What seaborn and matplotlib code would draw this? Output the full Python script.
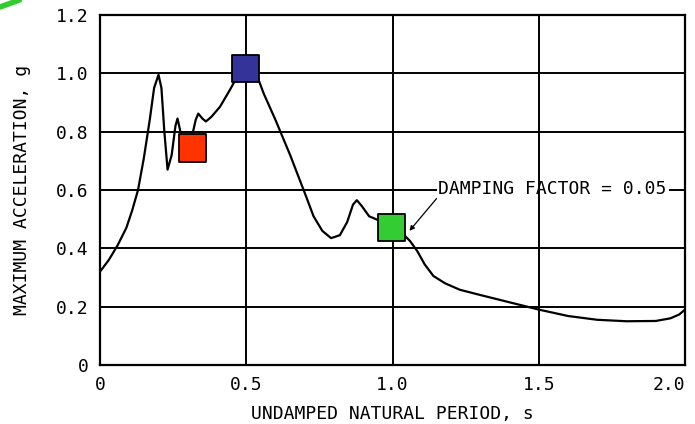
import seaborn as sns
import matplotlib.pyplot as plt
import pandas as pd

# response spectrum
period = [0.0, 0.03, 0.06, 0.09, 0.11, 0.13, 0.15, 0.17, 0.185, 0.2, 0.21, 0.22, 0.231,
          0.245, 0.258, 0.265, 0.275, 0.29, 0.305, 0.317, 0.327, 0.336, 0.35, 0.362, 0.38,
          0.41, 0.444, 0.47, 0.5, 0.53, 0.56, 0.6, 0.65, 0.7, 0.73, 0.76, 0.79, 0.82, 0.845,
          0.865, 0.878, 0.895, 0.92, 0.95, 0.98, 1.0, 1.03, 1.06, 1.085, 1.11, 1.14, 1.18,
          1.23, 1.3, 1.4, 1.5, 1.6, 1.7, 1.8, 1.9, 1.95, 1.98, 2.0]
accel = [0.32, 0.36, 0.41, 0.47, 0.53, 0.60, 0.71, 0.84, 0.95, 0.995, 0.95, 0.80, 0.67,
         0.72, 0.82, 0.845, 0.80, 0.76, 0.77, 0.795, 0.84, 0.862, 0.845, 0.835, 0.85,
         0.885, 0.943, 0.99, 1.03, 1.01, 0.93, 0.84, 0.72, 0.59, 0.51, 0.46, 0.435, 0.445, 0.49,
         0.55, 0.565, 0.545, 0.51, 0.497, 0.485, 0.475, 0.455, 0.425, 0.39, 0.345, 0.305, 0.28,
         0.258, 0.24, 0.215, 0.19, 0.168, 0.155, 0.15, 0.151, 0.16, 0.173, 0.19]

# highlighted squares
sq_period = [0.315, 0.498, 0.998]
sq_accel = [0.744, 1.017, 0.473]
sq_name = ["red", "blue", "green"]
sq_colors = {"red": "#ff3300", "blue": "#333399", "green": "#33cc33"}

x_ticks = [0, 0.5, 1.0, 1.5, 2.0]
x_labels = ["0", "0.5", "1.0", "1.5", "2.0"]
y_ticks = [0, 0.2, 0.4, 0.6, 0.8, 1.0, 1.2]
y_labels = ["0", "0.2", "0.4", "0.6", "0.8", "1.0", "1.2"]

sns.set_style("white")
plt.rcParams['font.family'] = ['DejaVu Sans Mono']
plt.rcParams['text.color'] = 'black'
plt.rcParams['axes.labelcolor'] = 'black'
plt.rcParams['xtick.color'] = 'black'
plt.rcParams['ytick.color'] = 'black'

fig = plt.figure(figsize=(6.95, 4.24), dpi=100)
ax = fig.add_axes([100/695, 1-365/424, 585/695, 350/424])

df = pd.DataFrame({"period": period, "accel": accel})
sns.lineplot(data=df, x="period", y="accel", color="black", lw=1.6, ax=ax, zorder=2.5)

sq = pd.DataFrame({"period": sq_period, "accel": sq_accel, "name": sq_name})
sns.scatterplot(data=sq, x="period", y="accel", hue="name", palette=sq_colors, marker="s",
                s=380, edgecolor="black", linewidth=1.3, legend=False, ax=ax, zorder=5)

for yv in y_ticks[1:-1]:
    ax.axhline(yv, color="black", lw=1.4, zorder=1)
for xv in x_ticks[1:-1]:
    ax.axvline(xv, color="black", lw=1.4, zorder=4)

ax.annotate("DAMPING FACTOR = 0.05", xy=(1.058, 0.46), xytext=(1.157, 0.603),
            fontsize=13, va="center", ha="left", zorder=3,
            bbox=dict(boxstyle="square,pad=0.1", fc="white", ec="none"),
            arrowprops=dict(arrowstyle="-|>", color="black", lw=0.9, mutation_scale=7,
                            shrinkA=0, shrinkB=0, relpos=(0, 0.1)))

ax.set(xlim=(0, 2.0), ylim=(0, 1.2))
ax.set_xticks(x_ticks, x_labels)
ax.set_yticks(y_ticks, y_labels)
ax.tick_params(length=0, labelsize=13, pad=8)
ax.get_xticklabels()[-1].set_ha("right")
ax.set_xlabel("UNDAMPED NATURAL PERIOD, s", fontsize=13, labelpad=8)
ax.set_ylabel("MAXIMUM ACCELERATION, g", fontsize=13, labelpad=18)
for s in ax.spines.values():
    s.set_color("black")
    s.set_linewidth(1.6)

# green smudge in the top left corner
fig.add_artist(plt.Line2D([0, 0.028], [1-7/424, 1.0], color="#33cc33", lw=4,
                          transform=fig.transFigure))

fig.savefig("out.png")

================================

TASK OBJECTIVE: Leave out the pictures and restate, word for word, the lines from the top of the data through the line containing "legend=False, ax=ax, zorder=5)", both included.

ANSWER TO THIS EXERCISE:
What seaborn and matplotlib code would draw this? Output the full Python script.
import seaborn as sns
import matplotlib.pyplot as plt
import pandas as pd

# response spectrum
period = [0.0, 0.03, 0.06, 0.09, 0.11, 0.13, 0.15, 0.17, 0.185, 0.2, 0.21, 0.22, 0.231,
          0.245, 0.258, 0.265, 0.275, 0.29, 0.305, 0.317, 0.327, 0.336, 0.35, 0.362, 0.38,
          0.41, 0.444, 0.47, 0.5, 0.53, 0.56, 0.6, 0.65, 0.7, 0.73, 0.76, 0.79, 0.82, 0.845,
          0.865, 0.878, 0.895, 0.92, 0.95, 0.98, 1.0, 1.03, 1.06, 1.085, 1.11, 1.14, 1.18,
          1.23, 1.3, 1.4, 1.5, 1.6, 1.7, 1.8, 1.9, 1.95, 1.98, 2.0]
accel = [0.32, 0.36, 0.41, 0.47, 0.53, 0.60, 0.71, 0.84, 0.95, 0.995, 0.95, 0.80, 0.67,
         0.72, 0.82, 0.845, 0.80, 0.76, 0.77, 0.795, 0.84, 0.862, 0.845, 0.835, 0.85,
         0.885, 0.943, 0.99, 1.03, 1.01, 0.93, 0.84, 0.72, 0.59, 0.51, 0.46, 0.435, 0.445, 0.49,
         0.55, 0.565, 0.545, 0.51, 0.497, 0.485, 0.475, 0.455, 0.425, 0.39, 0.345, 0.305, 0.28,
         0.258, 0.24, 0.215, 0.19, 0.168, 0.155, 0.15, 0.151, 0.16, 0.173, 0.19]

# highlighted squares
sq_period = [0.315, 0.498, 0.998]
sq_accel = [0.744, 1.017, 0.473]
sq_name = ["red", "blue", "green"]
sq_colors = {"red": "#ff3300", "blue": "#333399", "green": "#33cc33"}

x_ticks = [0, 0.5, 1.0, 1.5, 2.0]
x_labels = ["0", "0.5", "1.0", "1.5", "2.0"]
y_ticks = [0, 0.2, 0.4, 0.6, 0.8, 1.0, 1.2]
y_labels = ["0", "0.2", "0.4", "0.6", "0.8", "1.0", "1.2"]

sns.set_style("white")
plt.rcParams['font.family'] = ['DejaVu Sans Mono']
plt.rcParams['text.color'] = 'black'
plt.rcParams['axes.labelcolor'] = 'black'
plt.rcParams['xtick.color'] = 'black'
plt.rcParams['ytick.color'] = 'black'

fig = plt.figure(figsize=(6.95, 4.24), dpi=100)
ax = fig.add_axes([100/695, 1-365/424, 585/695, 350/424])

df = pd.DataFrame({"period": period, "accel": accel})
sns.lineplot(data=df, x="period", y="accel", color="black", lw=1.6, ax=ax, zorder=2.5)

sq = pd.DataFrame({"period": sq_period, "accel": sq_accel, "name": sq_name})
sns.scatterplot(data=sq, x="period", y="accel", hue="name", palette=sq_colors, marker="s",
                s=380, edgecolor="black", linewidth=1.3, legend=False, ax=ax, zorder=5)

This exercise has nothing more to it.